Louise Ryan, for making the world a better place by advancing statistical research that helps people lead healthier lives, and for encouraging a generation of women and underrepresented minorities to make their own contributions to the field, we are proud to award you the 2015 Centennial Medal.

Gordon Wood, Ph.D. ’64, History

“Gordon S. Wood is more than an American historian,” Brandeis professor David Hackett Fischer wrote in a New York Times book review. “He is almost an American institution.” He has been cited as an expert on the American Revolution by no less an authority than Matt Damon [’92] in the film Good Will Hunting. That recognition is a sign of the popularity that transcends partisanship, appealing equally to scholars and non-scholars, to those on the left, right, and center.

Perhaps Wood has achieved this popularity because he did not merely study the scholarship of those who came before him; he went back to the beginning and immersed himself in the time, in how people spoke and what they believed. “Only by analyzing these ideas, these configurations of thought, these contemporary explanations of events,” he wrote in his Ph.D. dissertation in 1964, “can the historian, it seems, hope to grasp the entirety of what happened.”

Wood lived the period and then proceeded to communicate what he had learned: that his study of constitution-making in the revolutionary years had revealed a distinctively American system of politics, peculiarly the product of a democratic society. This view provided him with a lifetime of research and led to the publication of multiple—and award-winning—books and articles. That he would be successful seemed clear to his thesis advisor, Bernard Bailyn, Ph.D. ’53, Adams University Professor, Emeritus. “When I read the first chapter of his dissertation, I knew at once that he was a truly gifted scholar and would make major contributions to our understanding of our national history,” Bailyn says. “And he has.”

Those major contributions led to a series of awards: the Bancroft Prize, a Pulitzer Prize in 1993 and a Pulitzer finalist in 2010, the American History Book Prize by the New York Historical Society, and, ultimately, the National Humanities Medal. “As a brilliant scholar and gifted teacher,” then Brown University President Ruth J. Simmons, Ph.D. ’73, said in the Medal announcement, “Gordon Wood has made unique contributions to scholarship, enriching our understanding of American history.” She continued, “This well-deserved tribute acknowledges the importance of his contributions to the nation.”

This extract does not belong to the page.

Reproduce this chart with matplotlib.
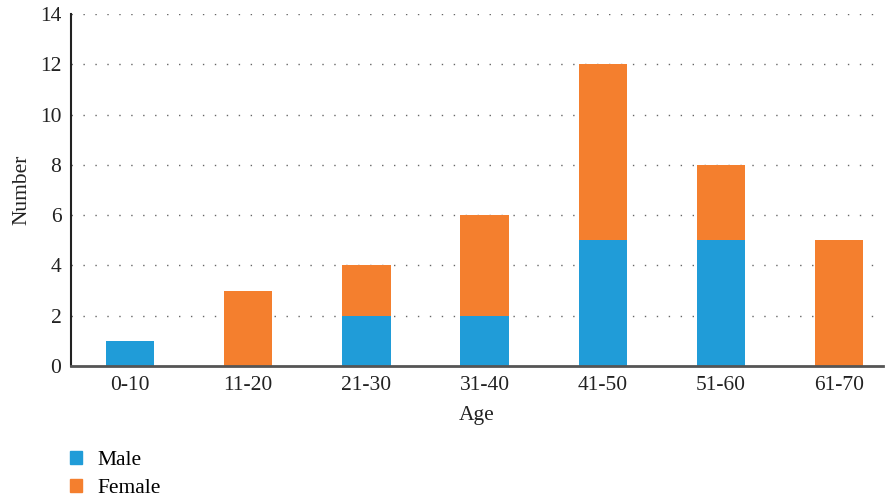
import matplotlib
matplotlib.use("Agg")
import matplotlib.pyplot as plt
from matplotlib.patches import Patch

categories = ["0-10", "11-20", "21-30", "31-40", "41-50", "51-60", "61-70"]
male = [1, 0, 2, 2, 5, 5, 0]
female = [0, 3, 2, 4, 7, 3, 5]
yticks = [0, 2, 4, 6, 8, 10, 12, 14]

plt.rcParams['font.family'] = ['Liberation Serif', 'DejaVu Serif']
FS = 15.5

fig = plt.figure(figsize=(8.85, 4.98), dpi=100)
ax = fig.add_axes([0.0802, 0.2651, 0.9175, 0.7068])

x = list(range(len(categories)))
blue = "#209cd8"
orange = "#f47f2e"
ax.bar(x, male, width=0.41, color=blue, zorder=3, label="Male")
ax.bar(x, female, width=0.41, bottom=male, color=orange, zorder=3, label="Female")

ax.set_xlim(-0.5, 6.37)
ax.set_ylim(0, 14)
ax.set_yticks(yticks)
ax.set_xticks(x)
ax.set_xticklabels(categories)
ax.tick_params(axis='x', length=0, labelsize=FS, colors="#222222", pad=7)
ax.tick_params(axis='y', length=0, labelsize=FS, colors="#222222", pad=7)

for t in yticks[1:]:
    ax.axhline(t, color="#666666", lw=1.0, linestyle=(0, (1, 7.6)), zorder=1)

for s in ["top", "right"]:
    ax.spines[s].set_visible(False)
ax.spines["left"].set_color("#222222")
ax.spines["left"].set_linewidth(1.5)
ax.spines["bottom"].set_color("#555555")
ax.spines["bottom"].set_linewidth(2)
ax.spines["bottom"].set_zorder(4)

ax.set_xlabel("Age", fontsize=FS, color="#222222", labelpad=8)
ax.set_ylabel("Number", fontsize=FS, color="#222222", labelpad=6)

handles = [Patch(color=blue, label="Male"), Patch(color=orange, label="Female")]
fig.legend(handles=handles, loc="upper left", bbox_to_anchor=(0.079, 0.095),
           frameon=False, fontsize=FS, handlelength=0.55, handleheight=0.55,
           handletextpad=0.75, labelspacing=0.42, borderaxespad=0, borderpad=0)

fig.savefig("out.png", dpi=100)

Born in Concord, Massachusetts, Wood grew up in the place where the history he explored was made. He joined the United States Air Force soon after graduating from Tufts University, and during his service in Japan, began the studies that would draw him back home—and to Harvard, where, inspired by a young professor named Bernard Bailyn, he determined to dedicate his life to the study of history. Teaching positions at the College of William and Mary, Harvard, and the University of Michigan led to an appointment at Brown University, where he rose to become the Alva O. Way University Professor.

Wood’s extensive research produced volumes that engaged readers with the founders of this country and what inspired them: The Creation of the American Republic, 1776–1787; The Radicalism of the American Revolution; Empire of Liberty: A History of the Early Republic, 1789–1815. “His exuberant panorama of a dynamic nation in the midst of dramatic change is informed by his immense scholarship and deep insights,” wrote Susan Dunn, PhD ’73, the Preston S. Parish ’41 Third Century Professor in the Arts and Humanities at Williams College, “not only into the meaning of the American Revolution but also into American character, values, myths, leadership, and institutions.”

Wood once quoted Samuel Eliot Morison, the 20th century Harvard historian who himself was a bestselling author. Academic historians, Morison said, “have forgotten that there is an art of writing history.” Wood has not forgotten. Indeed, he views history as the ultimate humanistic discipline. “We don’t teach history because we want to have history teachers or history professors,” he wrote. “We’re teaching history because it enriches lives.”

CITATION

Gordon Wood, for immersing yourself in the past to understand more deeply how this country came to be, and for teaching history because it enriches lives, we are proud to award you the 2015 Centennial Medal.